# Work to complete
Copy the data below exactly, omitting any picture it contains.

--- Supplied information ---

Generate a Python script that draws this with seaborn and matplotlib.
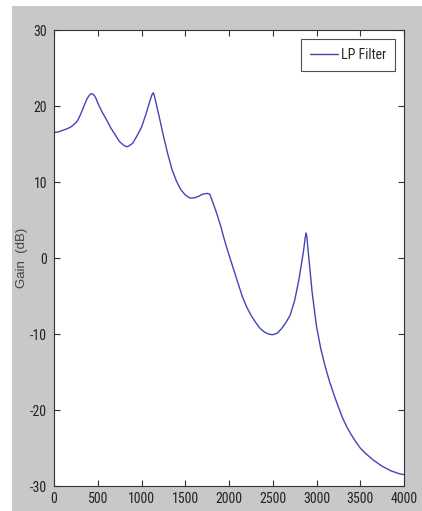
import pandas as pd
import seaborn as sns
import matplotlib.pyplot as plt
from matplotlib import font_manager
from matplotlib.patches import Rectangle

# values
freq = [0, 50, 100, 150, 200, 250, 275, 300, 325, 350, 375, 400, 420, 440, 460,
        480, 500, 550, 600, 650, 700, 750, 800, 830, 850, 900, 950, 1000, 1050,
        1100, 1120, 1135, 1150, 1200, 1250, 1300, 1350, 1400, 1450, 1500, 1550,
        1600, 1650, 1700, 1750, 1780, 1800, 1850, 1900, 1950, 2000, 2050, 2100,
        2150, 2200, 2250, 2300, 2350, 2400, 2450, 2500, 2550, 2600, 2650, 2700,
        2750, 2800, 2850, 2870, 2880, 2890, 2900, 2950, 3000, 3050, 3100, 3150,
        3200, 3250, 3300, 3350, 3400, 3450, 3500, 3550, 3600, 3650, 3700, 3750,
        3800, 3850, 3900, 3950, 4000]
gain = [16.5, 16.6, 16.8, 17.0, 17.3, 17.8, 18.2, 18.8, 19.5, 20.2, 20.9, 21.35,
        21.6, 21.6, 21.4, 21.0, 20.4, 19.2, 18.2, 17.1, 16.2, 15.3, 14.8, 14.65,
        14.7, 15.1, 16.1, 17.2, 18.9, 20.8, 21.5, 21.75, 21.2, 18.7, 16.1, 13.7,
        11.6, 10.1, 9.0, 8.3, 7.9, 7.9, 8.1, 8.4, 8.5, 8.4, 7.8, 6.2, 4.4, 2.3,
        0.4, -1.4, -3.2, -5.0, -6.4, -7.5, -8.4, -9.2, -9.7, -10.0, -10.1, -9.9,
        -9.3, -8.5, -7.5, -5.6, -2.8, 0.8, 2.6, 3.3, 2.8, 1.5, -4.5, -9.0, -12.0,
        -14.3, -16.3, -18.0, -19.6, -21.1, -22.3, -23.3, -24.2, -25.0, -25.6,
        -26.1, -26.6, -27.0, -27.4, -27.7, -28.0, -28.2, -28.4, -28.5]

xticks = [0, 500, 1000, 1500, 2000, 2500, 3000, 3500, 4000]
yticks = [-30, -20, -10, 0, 10, 20, 30]

df = pd.DataFrame({'Frequency': freq, 'Gain': gain})

sns.set_style("ticks")
plt.rcParams['font.family'] = ['Liberation Sans', 'DejaVu Sans']
plt.rcParams['xtick.direction'] = 'in'
plt.rcParams['ytick.direction'] = 'in'

# the reference text is narrow, so use a narrow face if one is around
fonts = {(f.name, f.stretch) for f in font_manager.fontManager.ttflist}
names = {f[0] for f in fonts}
if 'Liberation Sans Narrow' in names:
    tick_font = dict(family='Liberation Sans Narrow', size=10.5)
elif 'Roboto Condensed' in names:
    tick_font = dict(family='Roboto Condensed', size=10)
elif ('DejaVu Sans', 'condensed') in fonts:
    tick_font = dict(family='DejaVu Sans', stretch='condensed', size=8.5)
else:
    tick_font = dict(family='Liberation Sans', size=9)

fig = plt.figure(figsize=(4.22, 5.11), dpi=100, facecolor='white')
# matlab style grey panel behind the axes
fig.patches.append(Rectangle((12 / 422, 0), 1, 1 - 6 / 511, transform=fig.transFigure,
                             facecolor='#c8c8c8', edgecolor='none', zorder=-1))
ax = fig.add_axes([54 / 422, 25 / 511, 350 / 422, 456 / 511])
ax.set_facecolor('white')

sns.lineplot(data=df, x='Frequency', y='Gain', ax=ax, color='#4444b8',
             linewidth=1.0, label='LP Filter')

ax.set_xlim(0, 4000)
ax.set_ylim(-30, 30)
ax.set_xticks(xticks)
ax.set_yticks(yticks)
ax.set_xticklabels([str(t) for t in xticks], **tick_font)
ax.set_yticklabels([str(t) for t in yticks], **tick_font)
ax.tick_params(axis='both', which='both', top=True, right=True, length=4,
               width=0.8, color='#333333', labelcolor='#222222')
ax.tick_params(axis='x', pad=4)
ax.tick_params(axis='y', pad=5)
for s in ax.spines.values():
    s.set_visible(True)
    s.set_color('#333333')
    s.set_linewidth(0.8)
ax.set_xlabel('')
ax.set_ylabel('Gain  (dB)', fontsize=9.5, family='Liberation Sans', color='#444444')
ax.yaxis.set_label_coords(-26 / 350, 0.5)

leg = ax.legend(loc='upper right', prop=tick_font, frameon=True, fancybox=False,
                borderpad=0.65, handlelength=2.0, handletextpad=0.2,
                borderaxespad=0, bbox_to_anchor=(1 - 9 / 350, 1 - 9 / 456))
leg.get_frame().set_edgecolor('#222222')
leg.get_frame().set_linewidth(0.8)

plt.savefig('out.png', dpi=100, facecolor=fig.get_facecolor())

---

# Result of this exercise
Generate a Python script that draws this with seaborn and matplotlib.
import pandas as pd
import seaborn as sns
import matplotlib.pyplot as plt
from matplotlib import font_manager
from matplotlib.patches import Rectangle

# values
freq = [0, 50, 100, 150, 200, 250, 275, 300, 325, 350, 375, 400, 420, 440, 460,
        480, 500, 550, 600, 650, 700, 750, 800, 830, 850, 900, 950, 1000, 1050,
        1100, 1120, 1135, 1150, 1200, 1250, 1300, 1350, 1400, 1450, 1500, 1550,
        1600, 1650, 1700, 1750, 1780, 1800, 1850, 1900, 1950, 2000, 2050, 2100,
        2150, 2200, 2250, 2300, 2350, 2400, 2450, 2500, 2550, 2600, 2650, 2700,
        2750, 2800, 2850, 2870, 2880, 2890, 2900, 2950, 3000, 3050, 3100, 3150,
        3200, 3250, 3300, 3350, 3400, 3450, 3500, 3550, 3600, 3650, 3700, 3750,
        3800, 3850, 3900, 3950, 4000]
gain = [16.5, 16.6, 16.8, 17.0, 17.3, 17.8, 18.2, 18.8, 19.5, 20.2, 20.9, 21.35,
        21.6, 21.6, 21.4, 21.0, 20.4, 19.2, 18.2, 17.1, 16.2, 15.3, 14.8, 14.65,
        14.7, 15.1, 16.1, 17.2, 18.9, 20.8, 21.5, 21.75, 21.2, 18.7, 16.1, 13.7,
        11.6, 10.1, 9.0, 8.3, 7.9, 7.9, 8.1, 8.4, 8.5, 8.4, 7.8, 6.2, 4.4, 2.3,
        0.4, -1.4, -3.2, -5.0, -6.4, -7.5, -8.4, -9.2, -9.7, -10.0, -10.1, -9.9,
        -9.3, -8.5, -7.5, -5.6, -2.8, 0.8, 2.6, 3.3, 2.8, 1.5, -4.5, -9.0, -12.0,
        -14.3, -16.3, -18.0, -19.6, -21.1, -22.3, -23.3, -24.2, -25.0, -25.6,
        -26.1, -26.6, -27.0, -27.4, -27.7, -28.0, -28.2, -28.4, -28.5]

xticks = [0, 500, 1000, 1500, 2000, 2500, 3000, 3500, 4000]
yticks = [-30, -20, -10, 0, 10, 20, 30]

df = pd.DataFrame({'Frequency': freq, 'Gain': gain})

sns.set_style("ticks")
plt.rcParams['font.family'] = ['Liberation Sans', 'DejaVu Sans']
plt.rcParams['xtick.direction'] = 'in'
plt.rcParams['ytick.direction'] = 'in'

# the reference text is narrow, so use a narrow face if one is around
fonts = {(f.name, f.stretch) for f in font_manager.fontManager.ttflist}
names = {f[0] for f in fonts}
if 'Liberation Sans Narrow' in names:
    tick_font = dict(family='Liberation Sans Narrow', size=10.5)
elif 'Roboto Condensed' in names:
    tick_font = dict(family='Roboto Condensed', size=10)
elif ('DejaVu Sans', 'condensed') in fonts:
    tick_font = dict(family='DejaVu Sans', stretch='condensed', size=8.5)
else:
    tick_font = dict(family='Liberation Sans', size=9)

fig = plt.figure(figsize=(4.22, 5.11), dpi=100, facecolor='white')
# matlab style grey panel behind the axes
fig.patches.append(Rectangle((12 / 422, 0), 1, 1 - 6 / 511, transform=fig.transFigure,
                             facecolor='#c8c8c8', edgecolor='none', zorder=-1))
ax = fig.add_axes([54 / 422, 25 / 511, 350 / 422, 456 / 511])
ax.set_facecolor('white')

sns.lineplot(data=df, x='Frequency', y='Gain', ax=ax, color='#4444b8',
             linewidth=1.0, label='LP Filter')

ax.set_xlim(0, 4000)
ax.set_ylim(-30, 30)
ax.set_xticks(xticks)
ax.set_yticks(yticks)
ax.set_xticklabels([str(t) for t in xticks], **tick_font)
ax.set_yticklabels([str(t) for t in yticks], **tick_font)
ax.tick_params(axis='both', which='both', top=True, right=True, length=4,
               width=0.8, color='#333333', labelcolor='#222222')
ax.tick_params(axis='x', pad=4)
ax.tick_params(axis='y', pad=5)
for s in ax.spines.values():
    s.set_visible(True)
    s.set_color('#333333')
    s.set_linewidth(0.8)
ax.set_xlabel('')
ax.set_ylabel('Gain  (dB)', fontsize=9.5, family='Liberation Sans', color='#444444')
ax.yaxis.set_label_coords(-26 / 350, 0.5)

leg = ax.legend(loc='upper right', prop=tick_font, frameon=True, fancybox=False,
                borderpad=0.65, handlelength=2.0, handletextpad=0.2,
                borderaxespad=0, bbox_to_anchor=(1 - 9 / 350, 1 - 9 / 456))
leg.get_frame().set_edgecolor('#222222')
leg.get_frame().set_linewidth(0.8)

plt.savefig('out.png', dpi=100, facecolor=fig.get_facecolor())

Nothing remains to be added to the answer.